Why the Side Profile Matters
This cut gives the head a lifted shape through the back while keeping movement in the front. If your hair is flat at the crown and thick at the nape, the inversion can balance that out nicely. If your hair is already coarse and wide through the sides, ask for a softer graduation so the shape does not spread out too much.
I like it best when the line is crisp but not harsh. The front should graze the jaw or neck, depending on how dramatic you want it. If the angle gets too steep, the cut can feel dated fast. A gentler version stays wearable longer.
A little smoothing cream and a round brush are enough for most days. The shape is doing the work, not the styling product.
20. The Side-Part Bob
Can one bob feel polished and easy at the same time? A deep side-part bob gets pretty close. The part creates instant lift at the roots, and the off-center line softens the face without needing bangs or a major shape change.
I like this cut because it works with nearly every texture. Straight hair gets a bit more movement. Wavy hair gets a little more bounce. Curly hair gets a nicer frame around the forehead and cheekbone. If your hair tends to lie flat near the part, blow-dry that section in the opposite direction first, then flip it back once it cools. Old trick.
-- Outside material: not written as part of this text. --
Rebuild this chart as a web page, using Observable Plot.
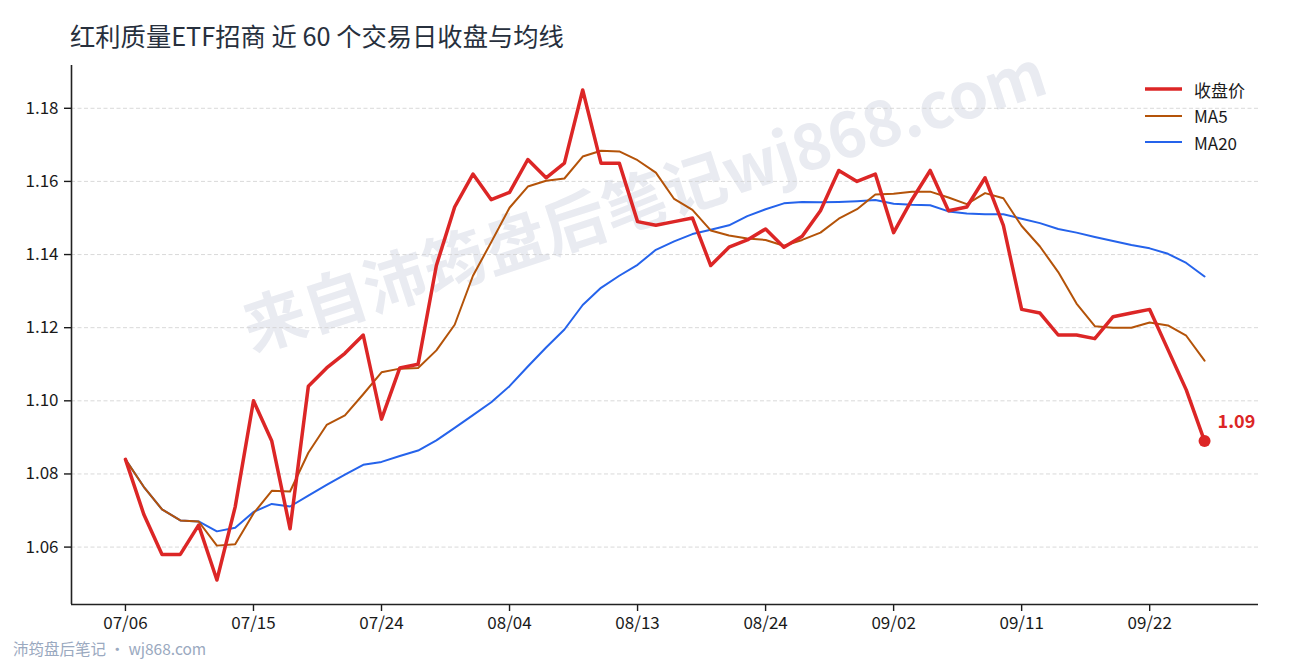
<!DOCTYPE html>
<html>
<head>
<meta charset="utf-8">
<script src="https://cdn.jsdelivr.net/npm/d3@7"></script>
<script src="https://cdn.jsdelivr.net/npm/@observablehq/plot@0.6"></script>
<style>
  html, body { margin: 0; padding: 0; background: #fff; }
  #wrap { position: relative; width: 1290px; height: 660px; font-family: "Noto Sans CJK SC", "Noto Sans", sans-serif; }
  #title { position: absolute; left: 70px; top: 21px; font-size: 25.3px; line-height: 28px; color: #27303d; white-space: nowrap; }
  #footer { position: absolute; left: 13px; top: 638px; font-size: 15.5px; line-height: 20px; color: #9aa9c0; white-space: nowrap; }
  #legend { position: absolute; left: 1145px; top: 76px; }
  .row { display: flex; align-items: center; height: 26.5px; font-size: 17px; color: #1a1a1a; }
  .row svg { margin-right: 12px; }
</style>
</head>
<body>
<div id="wrap">
  <div id="chart"></div>
  <div id="title"></div>
  <div id="legend"></div>
  <div id="footer"></div>
</div>
<script>
const titleText = "红利质量ETF招商 近 60 个交易日收盘与均线";
const footerText = "沛筠盘后笔记 · wj868.com";
const watermarkText = "来自沛筠盘后笔记wj868.com";

const dates = ["07/06","07/07","07/08","07/09","07/10","07/13","07/14","07/15","07/16","07/17",
  "07/20","07/21","07/22","07/23","07/24","07/27","07/28","07/29","07/30","07/31",
  "08/03","08/04","08/05","08/06","08/07","08/10","08/11","08/12","08/13","08/14",
  "08/17","08/18","08/19","08/20","08/21","08/24","08/25","08/26","08/27","08/28",
  "08/31","09/01","09/02","09/03","09/04","09/07","09/08","09/09","09/10","09/11",
  "09/14","09/15","09/16","09/17","09/18","09/21","09/22","09/23","09/24","09/25"];

const close = [1.084,1.069,1.058,1.058,1.066,1.051,1.071,1.100,1.089,1.065,
  1.104,1.109,1.113,1.118,1.095,1.109,1.110,1.137,1.153,1.162,
  1.155,1.157,1.166,1.161,1.165,1.185,1.165,1.165,1.149,1.148,
  1.149,1.150,1.137,1.142,1.144,1.147,1.142,1.145,1.152,1.163,
  1.160,1.162,1.146,1.155,1.163,1.152,1.153,1.161,1.148,1.125,
  1.124,1.118,1.118,1.117,1.123,1.124,1.125,1.114,1.103,1.089];

const ma5 = [1.0840,1.0765,1.0703,1.0673,1.0670,1.0604,1.0608,1.0692,1.0754,1.0752,
  1.0858,1.0934,1.0960,1.1018,1.1078,1.1088,1.1090,1.1138,1.1208,1.1342,
  1.1434,1.1528,1.1586,1.1602,1.1608,1.1668,1.1684,1.1682,1.1658,1.1624,
  1.1552,1.1522,1.1466,1.1452,1.1444,1.1440,1.1424,1.1440,1.1460,1.1498,
  1.1524,1.1564,1.1566,1.1572,1.1572,1.1556,1.1538,1.1568,1.1554,1.1478,
  1.1422,1.1352,1.1266,1.1204,1.1200,1.1200,1.1214,1.1206,1.1178,1.1110];

const ma20 = [1.0840,1.0765,1.0703,1.0673,1.0670,1.0643,1.0653,1.0696,1.0718,1.0711,
  1.0741,1.0770,1.0798,1.0825,1.0833,1.0849,1.0864,1.0892,1.0926,1.0961,
  1.0996,1.1040,1.1094,1.1146,1.1195,1.1262,1.1309,1.1342,1.1372,1.1413,
  1.1436,1.1456,1.1468,1.1480,1.1505,1.1524,1.1540,1.1544,1.1543,1.1544,
  1.1546,1.1549,1.1539,1.1536,1.1535,1.1518,1.1512,1.1510,1.1510,1.1498,
  1.1486,1.1470,1.1460,1.1448,1.1437,1.1426,1.1417,1.1402,1.1377,1.1340];

const seriesNames = ["收盘价", "MA5", "MA20"];
const seriesColors = ["#dc2626", "#b45309", "#2563eb"];
const seriesWidths = [3.5, 2, 2];

const yTicks = [1.06, 1.08, 1.10, 1.12, 1.14, 1.16, 1.18];
const xTickIndex = [0, 7, 14, 21, 28, 35, 42, 49, 56];

const rows = dates.map((d, i) => ({i, date: d, close: close[i], ma5: ma5[i], ma20: ma20[i]}));
const last = rows[rows.length - 1];

const xDomain = [-2.95, 61.95];
const yDomain = [1.0443, 1.1917];

const chart = Plot.plot({
  width: 1290,
  height: 660,
  marginLeft: 71,
  marginRight: 32,
  marginTop: 65,
  marginBottom: 56,
  style: {fontFamily: "'Noto Sans CJK SC', 'Noto Sans', sans-serif", background: "#fff", color: "#1a1a1a", overflow: "visible"},
  x: {domain: xDomain},
  y: {domain: yDomain},
  marks: [
    Plot.text([watermarkText], {
      frameAnchor: "middle", dx: -20, dy: -132, rotate: -18,
      text: d => d, fontSize: 63, fontWeight: "bold", fill: "#e9ebf1",
      textAnchor: "middle", lineAnchor: "middle"
    }),
    Plot.gridY(yTicks, {stroke: "#cfcfcf", strokeOpacity: 1, strokeDasharray: "4,2.5", strokeWidth: 0.8}),
    Plot.axisY(yTicks, {tickSize: 7, tickPadding: 6, fontSize: 17, strokeWidth: 1.4, tickFormat: d => d.toFixed(2), label: null}),
    Plot.axisX(xTickIndex, {tickSize: 7, tickPadding: 5, fontSize: 17, strokeWidth: 1.4, tickFormat: i => dates[i], label: null}),
    Plot.ruleX([xDomain[0]], {stroke: "#222", strokeWidth: 1.6}),
    Plot.ruleY([yDomain[0]], {stroke: "#222", strokeWidth: 1.6}),
    Plot.lineY(rows, {x: "i", y: "ma20", stroke: seriesColors[2], strokeWidth: seriesWidths[2], strokeLinejoin: "round"}),
    Plot.lineY(rows, {x: "i", y: "ma5", stroke: seriesColors[1], strokeWidth: seriesWidths[1], strokeLinejoin: "round"}),
    Plot.lineY(rows, {x: "i", y: "close", stroke: seriesColors[0], strokeWidth: seriesWidths[0], strokeLinejoin: "round"}),
    Plot.dot([last], {x: "i", y: "close", r: 6, fill: seriesColors[0], stroke: "none"}),
    Plot.text([last], {x: "i", y: "close", text: d => d.close.toFixed(2), dx: 13, dy: -19,
      textAnchor: "start", fontSize: 18, fontWeight: "bold", fill: seriesColors[0]})
  ]
});
document.getElementById("chart").appendChild(chart);

document.getElementById("title").textContent = titleText;
document.getElementById("footer").textContent = footerText;

const legend = document.getElementById("legend");
seriesNames.forEach((name, k) => {
  const row = document.createElement("div");
  row.className = "row";
  row.innerHTML = `<svg width="37" height="8"><line x1="0" x2="37" y1="4" y2="4" stroke="${seriesColors[k]}" stroke-width="${seriesWidths[k]}"/></svg><span>${name}</span>`;
  legend.appendChild(row);
});
</script>
</body>
</html>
Still works.
Small Details That Make It Better
- Keep the part about 2 to 3 inches off center
- Tuck one side behind the ear for a cleaner line
- Use a root-lift spray only at the part, not all over
- Finish with a light bend through the front pieces if you want softness
This is the kind of bob that looks like you made an edit without making a scene. Sometimes that is the nicest kind of change.
Final Thoughts
The best bob haircuts are the ones that suit your daily routine, not the ones that only look good in a saved photo. If you need clean lines, pick blunt. If you want movement, ask for texture. If your hair is thick, fine, curly, or stubborn at the nape, the shape should answer that first.
Bring photos, yes, but bring photos of people with your texture and density. That matters more than face shape alone. A bob on straight, fine hair can sit a full inch different from the same bob on coarse waves, and that one inch changes everything.
A good cut should make styling easier, not louder. That’s the test I keep coming back to.